这些社区人数众多,且社区内的分歧往往在足球场内进行解决,毛里求斯政府一度出台禁令禁止俱乐部带上社区的名称,但是分割不断社区和俱乐部之间的关联。1999年,童子军队和消防队的冠军争夺战一度导致了一场蔓延到路易港的骚乱,当地的赌场发生了火灾造成了7人死亡。这一骚乱引发了毛里求斯政府的高度重视,政府禁止了毛里求斯联赛,以至于当时几乎所有的足球俱乐部都宣告解散。

这次事件让毛里求斯足球元气大伤,之后新的球队是在城镇的基础上逐渐成立起来,在没有比赛可踢的情况下,人们对当地足球赛的兴趣日渐消退,球迷们只能在电视机前面观看英超联赛,来缓解对足球的想念。

随着越来越多的球队建立,毛里求斯的国内联赛也逐渐恢复,政府甚至资助职业联赛的发展,但是,突如其来的疫情打消了一切,联赛不仅停摆,政府也已经停止拨款。疫情当前,按照原先的规定不能有超过50人次的聚会,和圣多美的非洲杯外围预选赛,毛里求斯破例,但也只允许最多250人观赛。

毛里求斯足球也一度拥有诸多才华横溢的青少年球员,他们在2017年非洲U17国家杯中就首次闯入了大型青年赛事的决赛,只可惜输给了赞比亚。那场决赛的体育场内座无虚席异常火爆,当时在场的毛里求斯足协总监玛尔就表示:“你可以感受到毛里求斯人对足球的热情。”

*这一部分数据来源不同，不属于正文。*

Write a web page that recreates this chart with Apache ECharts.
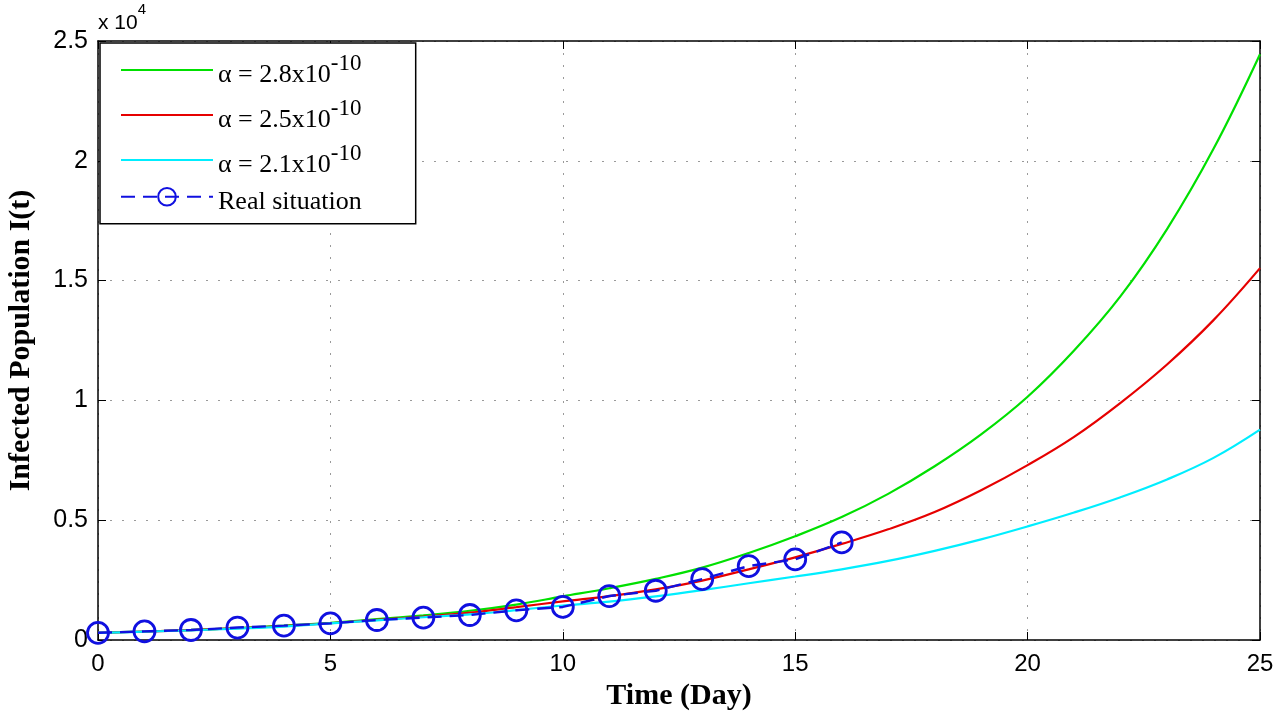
<!DOCTYPE html>
<html>
<head>
<meta charset="utf-8">
<script src="https://cdn.jsdelivr.net/npm/echarts@6/dist/echarts.min.js"></script>
<style>
html,body{margin:0;padding:0;background:#fff;}
#chart{width:1280px;height:715px;}
</style>
</head>
<body>
<div id="chart"></div>
<script>
// Days (x values)
const days = [0,1,2,3,4,5,6,7,8,9,10,11,12,13,14,15,16,17,18,19,20,21,22,23,24,25];
// Model curves (infected population)
const alpha28 = [300,355,420,500,600,720,870,1030,1220,1480,1820,2160,2550,3020,3630,4330,5130,6100,7250,8580,10150,12080,14350,17150,20500,24450];
const alpha25 = [300,352,415,490,580,700,840,980,1140,1370,1610,1830,2110,2480,2950,3450,4010,4620,5340,6250,7300,8480,9900,11500,13350,15520];
const alpha21 = [300,348,405,475,560,690,820,950,1070,1250,1440,1600,1820,2080,2370,2650,2950,3300,3720,4200,4740,5320,5960,6700,7600,8780];
// Real situation
const realDays = [0,1,2,3,4,5,6,7,8,9,10,11,12,13,14,15,16];
const realValues = [300,360,417,520,598,696,834,935,1043,1240,1380,1835,2056,2544,3086,3365,4074];
// Tick labels
const xTicks = [0,5,10,15,20,25];
const yTickLabels = ['0','0.5','1','1.5','2','2.5'];
const seriesNames = ['a28','a25','a21','Real situation'];
const legendLabels = {
  a28: '{t|α = 2.8x10}{s|-10}',
  a25: '{t|α = 2.5x10}{s|-10}',
  a21: '{t|α = 2.1x10}{s|-10}',
  'Real situation': '{t|Real situation}'
};

const pair = (xs, ys) => xs.map((x, i) => [x, ys[i]]);

const chart = echarts.init(document.getElementById('chart'), null, {renderer: 'canvas'});
const axisLineStyle = {color: '#000', width: 1.5};
const gridLine = {show: true, lineStyle: {color: '#9a9a9a', width: 1, type: [2, 10]}};

chart.setOption({
  backgroundColor: '#fff',
  animation: false,
  grid: {left: 98, right: 20, top: 41, bottom: 75, containLabel: false, outerBoundsMode: 'none'},
  xAxis: [{
    type: 'value', min: 0, max: 25, interval: 5, position: 'bottom',
    name: 'Time (Day)', nameLocation: 'middle', nameGap: 41,
    nameTextStyle: {fontFamily: 'Liberation Serif', fontWeight: 'bold', fontSize: 30, color: '#000'},
    axisLine: {show: true, onZero: false, lineStyle: axisLineStyle},
    axisTick: {show: true, inside: true, length: 8, lineStyle: {color: '#000'}},
    axisLabel: {fontFamily: 'Liberation Sans', fontSize: 24, color: '#000', margin: 12,
      formatter: v => xTicks.indexOf(v) >= 0 ? String(v) : ''},
    splitLine: gridLine
  }, {
    type: 'value', min: 0, max: 25, interval: 5, position: 'top',
    axisLine: {show: true, onZero: false, lineStyle: axisLineStyle},
    axisTick: {show: true, inside: true, length: 8, lineStyle: {color: '#000'}},
    axisLabel: {show: false}, splitLine: {show: false}
  }],
  yAxis: [{
    type: 'value', min: 0, max: 25000, interval: 5000, position: 'left',
    name: 'Infected Population I(t)', nameLocation: 'middle', nameGap: 62, nameRotate: 90,
    nameTextStyle: {fontFamily: 'Liberation Serif', fontWeight: 'bold', fontSize: 30, color: '#000'},
    axisLine: {show: true, onZero: false, lineStyle: axisLineStyle},
    axisTick: {show: true, inside: true, length: 8, lineStyle: {color: '#000'}},
    axisLabel: {fontFamily: 'Liberation Sans', fontSize: 25, color: '#000', margin: 10,
      formatter: v => yTickLabels[Math.round(v / 5000)]},
    splitLine: gridLine
  }, {
    type: 'value', min: 0, max: 25000, interval: 5000, position: 'right',
    axisLine: {show: true, onZero: false, lineStyle: axisLineStyle},
    axisTick: {show: true, inside: true, length: 8, lineStyle: {color: '#000'}},
    axisLabel: {show: false}, splitLine: {show: false}
  }],
  legend: {
    orient: 'vertical', left: 100, top: 43,
    padding: [9, 54, 9, 20],
    backgroundColor: '#fff', borderColor: '#000', borderWidth: 1.5,
    itemWidth: 92, itemHeight: 22, itemGap: 9,
    data: [
      {name: 'a28', itemStyle: {opacity: 0}},
      {name: 'a25', itemStyle: {opacity: 0}},
      {name: 'a21', itemStyle: {opacity: 0}},
      {name: 'Real situation'}
    ],
    formatter: name => legendLabels[name],
    textStyle: {
      fontFamily: 'Liberation Serif', fontSize: 26, color: '#000',
      rich: {
        t: {fontFamily: 'Liberation Serif', fontSize: 26, color: '#000', lineHeight: 36, verticalAlign: 'bottom'},
        s: {fontFamily: 'Liberation Serif', fontSize: 23, color: '#000', lineHeight: 36, verticalAlign: 'top'}
      }
    }
  },
  graphic: [{
    type: 'text', left: 98, top: 2,
    style: {
      text: '{a|x 10}{b|4}',
      rich: {
        a: {fontFamily: 'Liberation Sans', fontSize: 21, color: '#000', lineHeight: 32, verticalAlign: 'bottom'},
        b: {fontFamily: 'Liberation Sans', fontSize: 15, color: '#000', lineHeight: 32, verticalAlign: 'top'}
      }
    }
  }],
  series: [{
    name: 'a28', type: 'line', data: pair(days, alpha28), symbol: 'none', smooth: 0.4,
    lineStyle: {color: '#00e000', width: 2.2}, itemStyle: {color: '#00e000'}
  }, {
    name: 'a25', type: 'line', data: pair(days, alpha25), symbol: 'none', smooth: 0.4,
    lineStyle: {color: '#e60000', width: 2.2}, itemStyle: {color: '#e60000'}
  }, {
    name: 'a21', type: 'line', data: pair(days, alpha21), symbol: 'none', smooth: 0.4,
    lineStyle: {color: '#00eeff', width: 2.2}, itemStyle: {color: '#00eeff'}
  }, {
    name: 'Real situation', type: 'line', data: pair(realDays, realValues),
    symbol: 'circle', symbolSize: 21,
    lineStyle: {color: '#1010e0', width: 2.4, type: [14, 8]},
    itemStyle: {color: 'rgba(0,0,0,0)', borderColor: '#1010e0', borderWidth: 2.8}
  }]
});
</script>
</body>
</html>
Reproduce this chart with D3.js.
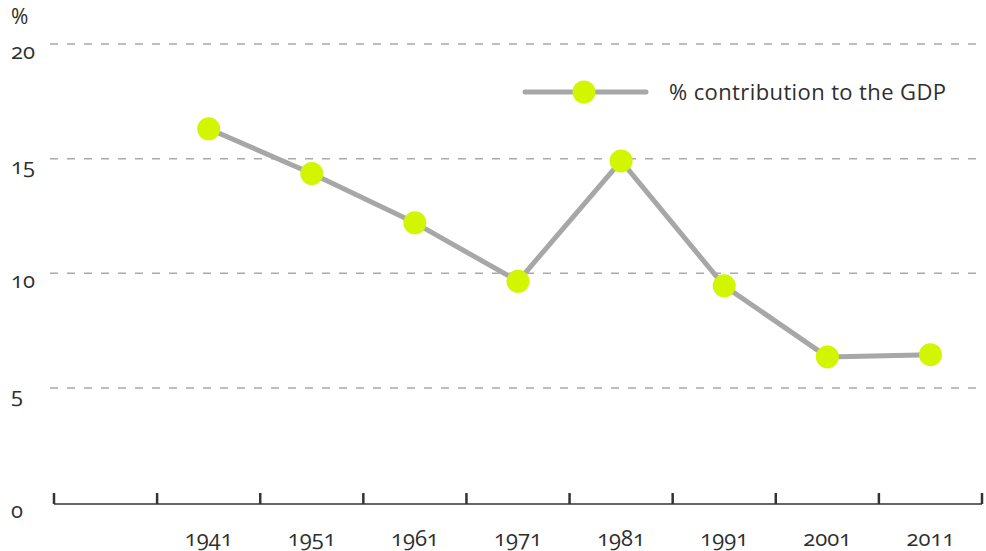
<!DOCTYPE html>
<html>
<head>
<meta charset="utf-8">
<script src="https://cdn.jsdelivr.net/npm/d3@7/dist/d3.min.js"></script>
<style>
  html, body { margin: 0; padding: 0; background: #fff; }
  svg text { font-family: "Open Sans", "Lato", sans-serif; fill: #2e2e2e; font-weight: 500; font-variant-numeric: oldstyle-nums; font-feature-settings: "onum" 1; }
</style>
</head>
<body>
<svg id="chart" width="986" height="551"></svg>
<script>
// Census years (first band on the axis is left empty)
const years = ["", "1941", "1951", "1961", "1971", "1981", "1991", "2001", "2011"];
const pointYears = ["1941", "1951", "1961", "1971", "1981", "1991", "2001", "2011"];
// Share of GDP, in percent
const gdpShare = [16.3, 14.35, 12.2, 9.65, 14.9, 9.45, 6.35, 6.45];
const yTicks = [0, 5, 10, 15, 20];
const seriesLabel = "% contribution to the GDP";

const svg = d3.select("#chart");
const plotLeft = 54, plotRight = 982, plotTop = 44, plotBottom = 502.5;
const fontSize = 22;

const x = d3.scaleBand().domain(years).range([plotLeft, plotRight]).padding(0);
const y = d3.scaleLinear().domain([0, 20]).range([plotBottom, plotTop]);

// dashed horizontal gridlines
svg.append("g")
  .selectAll("line")
  .data(yTicks.filter(d => d > 0))
  .join("line")
  .attr("x1", 50).attr("x2", 976)
  .attr("y1", d => y(d)).attr("y2", d => y(d))
  .attr("stroke", "#a9a9a9")
  .attr("stroke-width", 1.5)
  .attr("stroke-dasharray", "8,9");

// y labels, set just below each gridline
svg.append("g")
  .selectAll("text")
  .data(yTicks)
  .join("text")
  .attr("x", 11)
  .attr("y", d => y(d) + 15)
  .attr("font-size", fontSize)
  .text(d => d);

svg.append("text")
  .attr("x", 11).attr("y", 24)
  .attr("font-size", fontSize - 1)
  .text("%");

// x axis: baseline with ticks at band boundaries
const xAxis = svg.append("g").attr("transform", `translate(0,${plotBottom + 1.5})`);
xAxis.append("line")
  .attr("x1", plotLeft).attr("x2", plotRight)
  .attr("stroke", "#333").attr("stroke-width", 1.5);
const bounds = years.map(d => x(d)).concat([plotRight]);
xAxis.selectAll("line.tick")
  .data(bounds)
  .join("line")
  .attr("class", "tick")
  .attr("x1", d => d).attr("x2", d => d)
  .attr("y1", -11).attr("y2", 0)
  .attr("stroke", "#333").attr("stroke-width", 2.5);
xAxis.selectAll("text")
  .data(pointYears)
  .join("text")
  .attr("x", d => x(d) + x.bandwidth() / 2)
  .attr("y", 42)
  .attr("text-anchor", "middle")
  .attr("font-size", fontSize)
  .text(d => d);

// the series
const pts = pointYears.map((d, i) => ({ year: d, v: gdpShare[i] }));
const line = d3.line()
  .x(d => x(d.year) + x.bandwidth() / 2)
  .y(d => y(d.v));

svg.append("path")
  .datum(pts)
  .attr("d", line)
  .attr("fill", "none")
  .attr("stroke", "#a7a7a7")
  .attr("stroke-width", 5)
  .attr("stroke-linejoin", "round");

svg.append("g")
  .selectAll("circle")
  .data(pts)
  .join("circle")
  .attr("cx", d => x(d.year) + x.bandwidth() / 2)
  .attr("cy", d => y(d.v))
  .attr("r", 11.5)
  .attr("fill", "#d2f500");

// legend
const lg = svg.append("g").attr("transform", "translate(0,92)");
lg.append("line")
  .attr("x1", 525).attr("x2", 646)
  .attr("stroke", "#a7a7a7").attr("stroke-width", 5)
  .attr("stroke-linecap", "round");
lg.append("circle")
  .attr("cx", 584).attr("cy", 0).attr("r", 11.5)
  .attr("fill", "#d2f500");
lg.append("text")
  .attr("x", 669).attr("y", 8)
  .attr("font-size", fontSize)
  .attr("textLength", 277)
  .attr("lengthAdjust", "spacing")
  .text(seriesLabel);
</script>
</body>
</html>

优秀的财力和群众基础,但是苦于疫情国内联赛停摆,国内球员缺乏比赛锻炼,海外球员也难以立足,球迷只能观看欧洲联赛聊以慰藉,一个富裕之国的足球发展因此停滞不前。当同为印度洋岛国的科摩罗也已经闯入了非洲杯正赛并有不俗发挥,毛里求斯足球依旧不断地在原地踏步。

透过毛里求斯足球,我们似乎能够看到一些中国足球的影子。